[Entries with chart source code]
···
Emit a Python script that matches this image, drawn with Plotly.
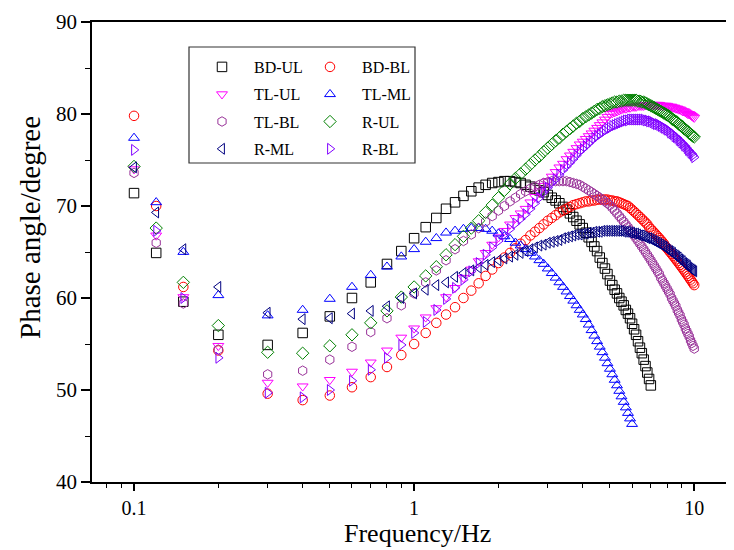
import plotly.graph_objects as go

FREQ = [0.1, 0.12, 0.15, 0.2,
        0.3, 0.4, 0.5, 0.6, 0.7, 0.8, 0.9, 1.0,
        1.1, 1.2, 1.3, 1.4, 1.5, 1.6, 1.7, 1.8, 1.9, 2.0,
        2.1, 2.2, 2.3, 2.4, 2.5, 2.6, 2.7, 2.8, 2.9, 3.0,
        3.1, 3.2, 3.3, 3.4, 3.5, 3.6, 3.7, 3.8, 3.9, 4.0,
        4.1, 4.2, 4.3, 4.4, 4.5, 4.6, 4.7, 4.8, 4.9, 5.0,
        5.1, 5.2, 5.3, 5.4, 5.5, 5.6, 5.7, 5.8, 5.9, 6.0,
        6.1, 6.2, 6.3, 6.4, 6.5, 6.6, 6.7, 6.8, 6.9, 7.0,
        7.1, 7.2, 7.3, 7.4, 7.5, 7.6, 7.7, 7.8, 7.9, 8.0,
        8.1, 8.2, 8.3, 8.4, 8.5, 8.6, 8.7, 8.8, 8.9, 9.0,
        9.1, 9.2, 9.3, 9.4, 9.5, 9.6, 9.7, 9.8, 9.9, 10.0]

BD_UL = [71.4, 64.9, 59.6, 56.0,
         54.9, 56.2, 58.0, 60.0, 61.7, 63.7, 65.1, 66.5,
         67.7, 68.7, 69.7, 70.4, 71.1, 71.6, 72.0, 72.3, 72.5, 72.6,
         72.7, 72.7, 72.6, 72.5, 72.3, 72.1, 71.9, 71.7, 71.5, 71.2,
         70.9, 70.6, 70.3, 69.9, 69.6, 69.2, 68.8, 68.4, 68.0, 67.6,
         67.1, 66.6, 66.1, 65.6, 65.1, 64.4, 63.8, 63.2, 62.6, 61.9,
         61.4, 60.9, 60.5, 60.0, 59.6, 59.2, 58.7, 58.3, 57.8, 57.2,
         56.6, 56.0, 55.3, 54.6, 54.0, 53.3, 52.6, 51.9, 51.2, 50.5]

BD_BL = [79.8, 70.0, 61.2, 54.3,
         49.6, 48.9, 49.4, 50.3, 51.4, 52.5, 53.8, 55.0,
         56.2, 57.3, 58.2, 59.0, 60.0, 60.8, 61.6, 62.4, 63.1, 63.8,
         64.4, 64.9, 65.4, 65.9, 66.3, 66.8, 67.2, 67.6, 68.0, 68.4,
         68.7, 69.0, 69.3, 69.5, 69.7, 69.9, 70.1, 70.2, 70.3, 70.4,
         70.5, 70.5, 70.6, 70.6, 70.7, 70.7, 70.7, 70.7, 70.7, 70.6,
         70.6, 70.5, 70.5, 70.4, 70.3, 70.2, 70.1, 70.0, 69.8, 69.6,
         69.4, 69.2, 69.0, 68.8, 68.6, 68.4, 68.2, 68.0, 67.7, 67.5,
         67.3, 67.1, 66.9, 66.7, 66.5, 66.3, 66.1, 65.9, 65.6, 65.4,
         65.2, 65.0, 64.8, 64.6, 64.4, 64.2, 64.0, 63.8, 63.6, 63.4,
         63.2, 63.0, 62.8, 62.6, 62.4, 62.2, 62.0, 61.8, 61.6, 61.4]

TL_UL = [74.0, 66.8, 60.1, 54.8,
         50.8, 50.4, 51.1, 52.0, 53.0, 54.3, 55.7, 56.7,
         57.9, 58.9, 60.1, 61.1, 62.2, 63.1, 64.0, 64.9, 65.8, 66.6,
         67.3, 68.0, 68.7, 69.2, 69.7, 70.4, 71.0, 71.6, 72.2, 72.7,
         73.2, 73.7, 74.2, 74.6, 75.1, 75.5, 75.9, 76.3, 76.7, 77.0,
         77.3, 77.6, 77.9, 78.2, 78.5, 78.8, 79.1, 79.4, 79.7, 80.0,
         80.1, 80.2, 80.3, 80.4, 80.5, 80.6, 80.6, 80.7, 80.7, 80.8,
         80.8, 80.8, 80.9, 80.9, 80.9, 80.9, 81.0, 81.0, 81.0, 81.0,
         81.0, 81.0, 81.0, 81.0, 81.0, 80.9, 80.9, 80.9, 80.9, 80.9,
         80.8, 80.8, 80.8, 80.7, 80.7, 80.6, 80.6, 80.5, 80.5, 80.4,
         80.3, 80.3, 80.2, 80.1, 80.0, 80.0, 79.9, 79.8, 79.7, 79.6]

TL_ML = [77.4, 70.4, 65.0, 60.3,
         58.1, 58.7, 59.9, 61.2, 62.5, 63.4, 64.5, 65.3,
         66.1, 66.5, 67.1, 67.3, 67.5, 67.6, 67.6, 67.5, 67.3, 67.0,
         66.7, 66.4, 66.0, 65.7, 65.3, 64.9, 64.5, 64.1, 63.7, 63.2,
         62.7, 62.2, 61.7, 61.2, 60.7, 60.2, 59.7, 59.2, 58.7, 58.2,
         57.7, 57.1, 56.5, 55.9, 55.3, 54.7, 54.1, 53.5, 52.9, 52.3,
         51.7, 51.1, 50.5, 49.9, 49.3, 48.7, 48.1, 47.5, 46.9, 46.3]

TL_BL = [73.6, 66.0, 59.4, 54.4,
         51.7, 52.1, 53.3, 54.7, 56.3, 57.8, 59.2, 60.5,
         61.7, 63.0, 64.1, 65.3, 66.2, 66.9, 67.6, 68.3, 68.9, 69.5,
         70.0, 70.5, 70.9, 71.3, 71.6, 71.9, 72.1, 72.3, 72.5, 72.6,
         72.7, 72.7, 72.7, 72.7, 72.7, 72.6, 72.5, 72.4, 72.3, 72.1,
         71.9, 71.7, 71.5, 71.3, 71.1, 70.9, 70.7, 70.5, 70.3, 70.1,
         69.8, 69.5, 69.2, 68.9, 68.6, 68.3, 68.0, 67.7, 67.4, 67.1,
         66.8, 66.5, 66.2, 65.9, 65.6, 65.3, 65.0, 64.7, 64.4, 64.1,
         63.8, 63.5, 63.2, 62.9, 62.6, 62.2, 61.9, 61.6, 61.3, 61.0,
         60.7, 60.4, 60.0, 59.7, 59.4, 59.1, 58.7, 58.4, 58.1, 57.7,
         57.4, 57.1, 56.7, 56.4, 56.1, 55.8, 55.4, 55.1, 54.8, 54.5]

R_UL = [74.3, 67.6, 61.7, 57.0,
        54.1, 54.0, 54.8, 56.0, 57.3, 58.6, 60.1, 61.2,
        62.4, 63.4, 64.7, 65.8, 66.7, 67.6, 68.4, 69.3, 70.1, 70.9,
        71.7, 72.4, 73.0, 73.5, 74.0, 74.5, 75.0, 75.4, 75.9, 76.3,
        76.7, 77.1, 77.4, 77.8, 78.1, 78.4, 78.7, 79.0, 79.2, 79.5,
        79.7, 79.9, 80.1, 80.3, 80.5, 80.6, 80.8, 80.9, 81.0, 81.1,
        81.2, 81.3, 81.3, 81.4, 81.4, 81.5, 81.5, 81.5, 81.5, 81.5,
        81.5, 81.5, 81.4, 81.4, 81.3, 81.3, 81.2, 81.1, 81.0, 80.9,
        80.8, 80.7, 80.6, 80.5, 80.4, 80.3, 80.2, 80.1, 80.0, 79.9,
        79.8, 79.7, 79.5, 79.4, 79.3, 79.2, 79.1, 78.9, 78.8, 78.7,
        78.6, 78.4, 78.3, 78.2, 78.1, 77.9, 77.8, 77.7, 77.6, 77.5]

R_ML = [74.2, 69.3, 65.3, 61.2,
        58.4, 57.7, 57.8, 58.3, 58.6, 59.1, 60.0, 60.5,
        60.9, 61.4, 61.7, 62.3, 62.7, 63.0, 63.3, 63.6, 63.9, 64.1,
        64.3, 64.5, 64.7, 64.9, 65.1, 65.3, 65.5, 65.7, 65.8, 66.0,
        66.1, 66.2, 66.3, 66.5, 66.6, 66.7, 66.8, 66.9, 66.9, 67.0,
        67.0, 67.1, 67.1, 67.2, 67.2, 67.2, 67.3, 67.3, 67.3, 67.3,
        67.3, 67.3, 67.3, 67.3, 67.3, 67.2, 67.2, 67.2, 67.1, 67.1,
        67.0, 67.0, 66.9, 66.8, 66.8, 66.7, 66.6, 66.5, 66.5, 66.4,
        66.3, 66.2, 66.1, 66.0, 65.9, 65.8, 65.7, 65.6, 65.5, 65.3,
        65.2, 65.1, 65.0, 64.9, 64.7, 64.6, 64.5, 64.4, 64.2, 64.1,
        64.0, 63.8, 63.7, 63.6, 63.5, 63.3, 63.2, 63.1, 63.0, 62.9]

R_BL = [76.1, 67.3, 60.0, 53.5,
        49.7, 49.2, 50.0, 51.0, 52.2, 53.5, 54.9, 56.2,
        57.4, 58.7, 59.9, 61.1, 62.0, 62.9, 63.8, 64.7, 65.5, 66.2,
        66.9, 67.5, 68.1, 68.6, 69.1, 69.7, 70.3, 70.9, 71.5, 72.0,
        72.5, 72.9, 73.4, 73.9, 74.3, 74.7, 75.1, 75.5, 75.9, 76.2,
        76.5, 76.8, 77.1, 77.4, 77.6, 77.8, 78.0, 78.2, 78.4, 78.5,
        78.7, 78.8, 78.9, 79.0, 79.1, 79.2, 79.3, 79.3, 79.4, 79.4,
        79.4, 79.4, 79.4, 79.4, 79.4, 79.4, 79.3, 79.3, 79.2, 79.2,
        79.1, 79.0, 78.9, 78.9, 78.8, 78.7, 78.6, 78.5, 78.4, 78.3,
        78.2, 78.0, 77.9, 77.8, 77.6, 77.5, 77.4, 77.2, 77.1, 76.9,
        76.8, 76.6, 76.5, 76.3, 76.1, 76.0, 75.8, 75.7, 75.5, 75.3]

X_TICKS = [0.1, 1, 10]
X_TICK_TEXT = ["0.1", "1", "10"]
X_MINOR = [0.08, 0.09, 0.2, 0.3, 0.4, 0.5, 0.6, 0.7, 0.8, 0.9,
           2, 3, 4, 5, 6, 7, 8, 9]

SERIES = [
    ("BD-UL", BD_UL, "square-open", "#000000", "legend"),
    ("BD-BL", BD_BL, "circle-open", "#FF0000", "legend2"),
    ("TL-UL", TL_UL, "triangle-down-open", "#FF00FF", "legend"),
    ("TL-ML", TL_ML, "triangle-up-open", "#0000FF", "legend2"),
    ("TL-BL", TL_BL, "hexagon-open", "#993399", "legend"),
    ("R-UL", R_UL, "diamond-open", "#008000", "legend2"),
    ("R-ML", R_ML, "triangle-left-open", "#000080", "legend"),
    ("R-BL", R_BL, "triangle-right-open", "#8000FF", "legend2"),
]

FONT = "Liberation Serif"

fig = go.Figure()
for name, vals, sym, col, leg in SERIES:
    fig.add_trace(go.Scatter(
        x=FREQ[:len(vals)], y=vals, mode="markers", name=name,
        legend=leg, legendgroup=name,
        marker=dict(symbol=sym, size=9.5, color=col, line=dict(width=1, color=col)),
    ))

# page body adds an 8px offset; screen coords of plot area: x 92..734, y 22..482
OFF = 8
L, T, W, H = 92 - OFF, 22 - OFF, 642, 460
def px(xs):
    return (xs - OFF - L) / W
def py(ys):
    return (T + H - (ys - OFF)) / H

legend_common = dict(
    font=dict(family=FONT, size=16, color="black"),
    bgcolor="rgba(0,0,0,0)", borderwidth=0,
    itemwidth=54, tracegroupgap=3.5, traceorder="grouped",
    xanchor="left", yanchor="top",
)

fig.update_layout(
    width=734, height=550,
    margin=dict(l=L, r=734 - L - W, t=T, b=550 - T - H),
    paper_bgcolor="white", plot_bgcolor="white",
    font=dict(family=FONT, color="black"),
    showlegend=True,
    legend=dict(x=px(190), y=py(50), **legend_common),
    legend2=dict(x=px(298), y=py(50), **legend_common),
    shapes=[dict(type="rect", xref="paper", yref="paper",
                 x0=px(189), x1=px(415), y0=py(163), y1=py(47),
                 line=dict(color="#333333", width=1.2))],
    annotations=[
        dict(text="Frequency/Hz", xref="paper", yref="paper", x=px(417), y=py(533),
             xanchor="center", yanchor="middle", showarrow=False,
             font=dict(family=FONT, size=26, color="black")),
        dict(text="Phase angle/degree", xref="paper", yref="paper", x=px(30), y=py(228),
             xanchor="center", yanchor="middle", showarrow=False, textangle=-90,
             font=dict(family=FONT, size=29, color="black")),
    ],
    xaxis=dict(
        type="log", range=[-1.15, 1.142],
        tickmode="array", tickvals=X_TICKS, ticktext=X_TICK_TEXT,
        ticks="outside", ticklen=7, tickwidth=1.5, tickcolor="black",
        showline=True, linecolor="black", linewidth=1.8, mirror=True,
        showgrid=False, zeroline=False, automargin=False,
        tickfont=dict(family=FONT, size=20, color="black"),
        minor=dict(tickmode="array", tickvals=X_MINOR, ticks="outside", ticklen=4,
                   tickwidth=1.2, tickcolor="black", showgrid=False),
    ),
    yaxis=dict(
        range=[40, 90], tickmode="linear", tick0=40, dtick=10,
        ticks="outside", ticklen=9, tickwidth=1.5, tickcolor="black",
        showline=True, linecolor="black", linewidth=1.8, mirror=False,
        showgrid=False, zeroline=False, automargin=False,
        tickfont=dict(family=FONT, size=21, color="black"),
        minor=dict(tickmode="linear", dtick=5, ticks="outside", ticklen=5,
                   tickwidth=1.2, tickcolor="black", showgrid=False),
    ),
)

fig.write_html("out.html")
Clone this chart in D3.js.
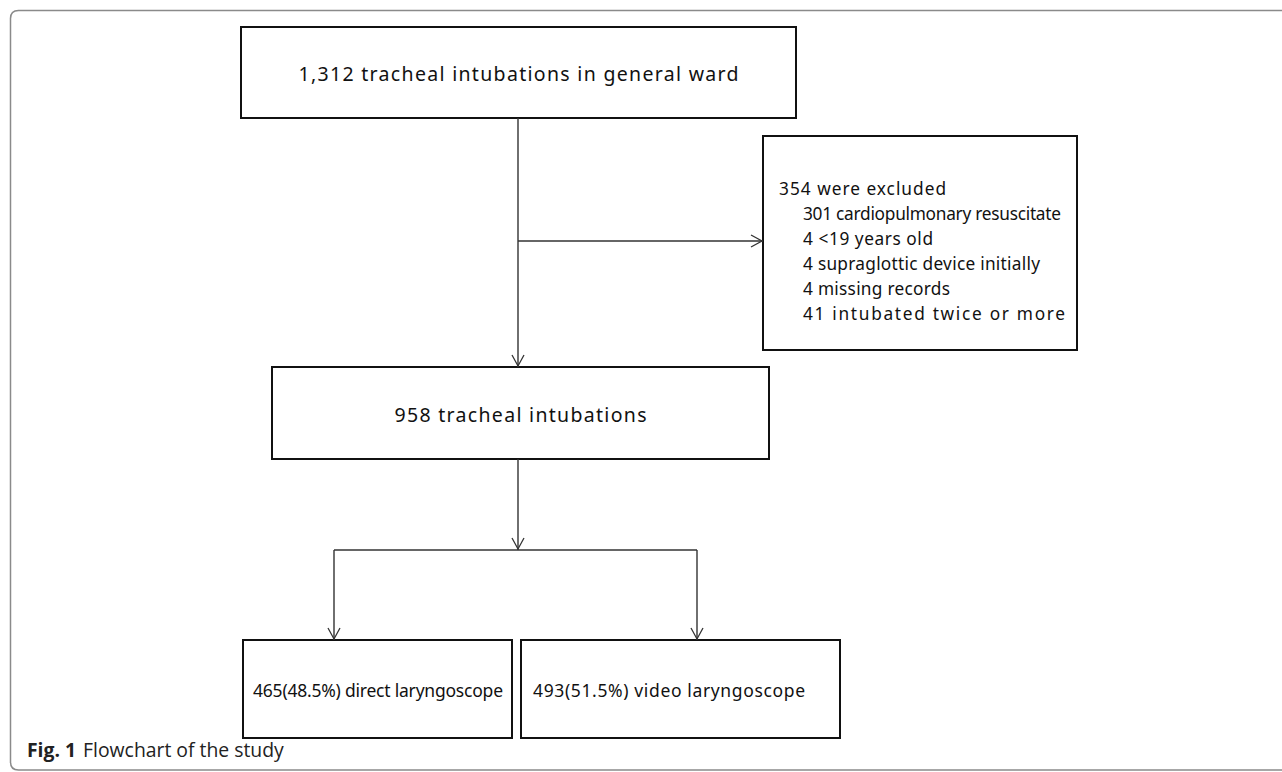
<!DOCTYPE html>
<html>
<head>
<meta charset="utf-8">
<script src="https://cdn.jsdelivr.net/npm/d3@7"></script>
<style>
  html, body { margin: 0; padding: 0; background: #fff; }
  svg { display: block; }
</style>
</head>
<body>
<svg id="chart" width="1282" height="772"></svg>
<script>
// ---- data ----
const totalLabel = "1,312 tracheal intubations in general ward";
const excludedHeader = "354 were excluded";
const excludedCounts = ["301", "4", "4", "4", "41"];
const excludedReasons = ["cardiopulmonary resuscitate", "<19 years old", "supraglottic device initially", "missing records", "intubated twice or more"];
const includedLabel = "958 tracheal intubations";
const groupCounts = ["465", "493"];
const groupPercents = ["48.5%", "51.5%"];
const groupNames = ["direct laryngoscope", "video laryngoscope"];
const captionBold = "Fig. 1";
const captionText = "Flowchart of the study";

// ---- layout ----
const svg = d3.select("#chart");
const FONT = "'Noto Sans', 'DejaVu Sans', sans-serif";
const boxStroke = "#111";
const lineStroke = "#333";

// outer frame (rounded on the left, open to the right/bottom)
svg.append("path")
  .attr("d", "M 1290 10.5 L 18.5 10.5 Q 10.5 10.5 10.5 18.5 L 10.5 762 Q 10.5 770 18.5 770 L 1290 770")
  .attr("fill", "none").attr("stroke", "#8a8a8a").attr("stroke-width", 1.5);

const boxes = [
  {x: 241, y: 27, w: 555, h: 91, label: totalLabel, align: "middle", size: 19.5, tw: 440},
  {x: 272, y: 367, w: 497, h: 92, label: includedLabel, align: "middle", size: 19.5, tw: 252},
  {x: 243, y: 640, w: 269, h: 98, label: groupCounts[0] + "(" + groupPercents[0] + ") " + groupNames[0], align: "start", pad: 10, size: 17.5, tw: 250},
  {x: 521, y: 640, w: 319, h: 98, label: groupCounts[1] + "(" + groupPercents[1] + ") " + groupNames[1], align: "start", pad: 12, size: 17.5, tw: 272}
];

boxes.forEach(b => {
  svg.append("rect").attr("x", b.x).attr("y", b.y).attr("width", b.w).attr("height", b.h)
    .attr("fill", "#fff").attr("stroke", boxStroke).attr("stroke-width", 2);
  svg.append("text")
    .attr("x", b.align === "middle" ? b.x + b.w / 2 : b.x + b.pad)
    .attr("y", b.y + b.h / 2 + 1)
    .attr("text-anchor", b.align).attr("dominant-baseline", "central")
    .attr("font-family", FONT).attr("font-size", b.size).attr("fill", "#111")
    .attr("textLength", b.tw).attr("lengthAdjust", "spacing")
    .text(b.label);
});

// exclusion box
const ex = {x: 763, y: 136, w: 314, h: 214};
svg.append("rect").attr("x", ex.x).attr("y", ex.y).attr("width", ex.w).attr("height", ex.h)
  .attr("fill", "#fff").attr("stroke", boxStroke).attr("stroke-width", 2);
const exLines = [excludedHeader].concat(excludedCounts.map((c, i) => c + " " + excludedReasons[i]));
const exTargets = [167, 258, 130, 237, 147, 262];
const exText = svg.append("g").selectAll("text").data(exLines).join("text")
  .attr("x", (d, i) => i === 0 ? ex.x + 16 : ex.x + 40)
  .attr("y", (d, i) => 188 + i * 25)
  .attr("dominant-baseline", "central")
  .attr("font-family", FONT).attr("font-size", 18).attr("fill", "#111")
  .text(d => d);
// size so the widest-natural line fits slightly compressed, then match each line's width
const w301 = exText.filter((d, i) => i === 1).node().getComputedTextLength();
exText.attr("font-size", 18 * 266 / w301)
  .attr("textLength", (d, i) => exTargets[i]).attr("lengthAdjust", "spacing");

// connectors
function line(x1, y1, x2, y2) {
  svg.append("line").attr("x1", x1).attr("y1", y1).attr("x2", x2).attr("y2", y2)
    .attr("stroke", lineStroke).attr("stroke-width", 1.4);
}
function arrowDown(x, y) {
  svg.append("path").attr("d", `M ${x - 6} ${y - 11} L ${x} ${y} L ${x + 6} ${y - 11}`)
    .attr("fill", "none").attr("stroke", lineStroke).attr("stroke-width", 1.3);
}
function arrowRight(x, y) {
  svg.append("path").attr("d", `M ${x - 11} ${y - 6} L ${x} ${y} L ${x - 11} ${y + 6}`)
    .attr("fill", "none").attr("stroke", lineStroke).attr("stroke-width", 1.3);
}

const cx = 518;
line(cx, 118, cx, 367); arrowDown(cx, 366);
line(cx, 241, ex.x, 241); arrowRight(ex.x - 1, 241);
line(cx, 459, cx, 550); arrowDown(cx, 549);
line(334, 550, 697, 550);
line(334, 550, 334, 640); arrowDown(334, 639);
line(697, 550, 697, 640); arrowDown(697, 639);

// caption
const cap = svg.append("text").attr("x", 27).attr("y", 757)
  .attr("font-family", "'Open Sans', sans-serif").attr("font-size", 18).attr("fill", "#222");
cap.append("tspan").attr("font-weight", "bold").text(captionBold);
cap.append("tspan").attr("dx", 7).text(captionText);
cap.attr("font-size", 18 * 250 / cap.node().getComputedTextLength());
</script>
</body>
</html>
···
EXERCISE DESCRIPTION:
Make an exact copy of the lines from the top of the material through the line with "56.6, 56.0, 55.3, 54.6, 54.0, 53.3, 52.6, 51.9, 51.2, 50.5]", pictures excluded.

ANSWER FOR THE TASK:
Emit a Python script that matches this image, drawn with Plotly.
import plotly.graph_objects as go

FREQ = [0.1, 0.12, 0.15, 0.2,
        0.3, 0.4, 0.5, 0.6, 0.7, 0.8, 0.9, 1.0,
        1.1, 1.2, 1.3, 1.4, 1.5, 1.6, 1.7, 1.8, 1.9, 2.0,
        2.1, 2.2, 2.3, 2.4, 2.5, 2.6, 2.7, 2.8, 2.9, 3.0,
        3.1, 3.2, 3.3, 3.4, 3.5, 3.6, 3.7, 3.8, 3.9, 4.0,
        4.1, 4.2, 4.3, 4.4, 4.5, 4.6, 4.7, 4.8, 4.9, 5.0,
        5.1, 5.2, 5.3, 5.4, 5.5, 5.6, 5.7, 5.8, 5.9, 6.0,
        6.1, 6.2, 6.3, 6.4, 6.5, 6.6, 6.7, 6.8, 6.9, 7.0,
        7.1, 7.2, 7.3, 7.4, 7.5, 7.6, 7.7, 7.8, 7.9, 8.0,
        8.1, 8.2, 8.3, 8.4, 8.5, 8.6, 8.7, 8.8, 8.9, 9.0,
        9.1, 9.2, 9.3, 9.4, 9.5, 9.6, 9.7, 9.8, 9.9, 10.0]

BD_UL = [71.4, 64.9, 59.6, 56.0,
         54.9, 56.2, 58.0, 60.0, 61.7, 63.7, 65.1, 66.5,
         67.7, 68.7, 69.7, 70.4, 71.1, 71.6, 72.0, 72.3, 72.5, 72.6,
         72.7, 72.7, 72.6, 72.5, 72.3, 72.1, 71.9, 71.7, 71.5, 71.2,
         70.9, 70.6, 70.3, 69.9, 69.6, 69.2, 68.8, 68.4, 68.0, 67.6,
         67.1, 66.6, 66.1, 65.6, 65.1, 64.4, 63.8, 63.2, 62.6, 61.9,
         61.4, 60.9, 60.5, 60.0, 59.6, 59.2, 58.7, 58.3, 57.8, 57.2,
         56.6, 56.0, 55.3, 54.6, 54.0, 53.3, 52.6, 51.9, 51.2, 50.5]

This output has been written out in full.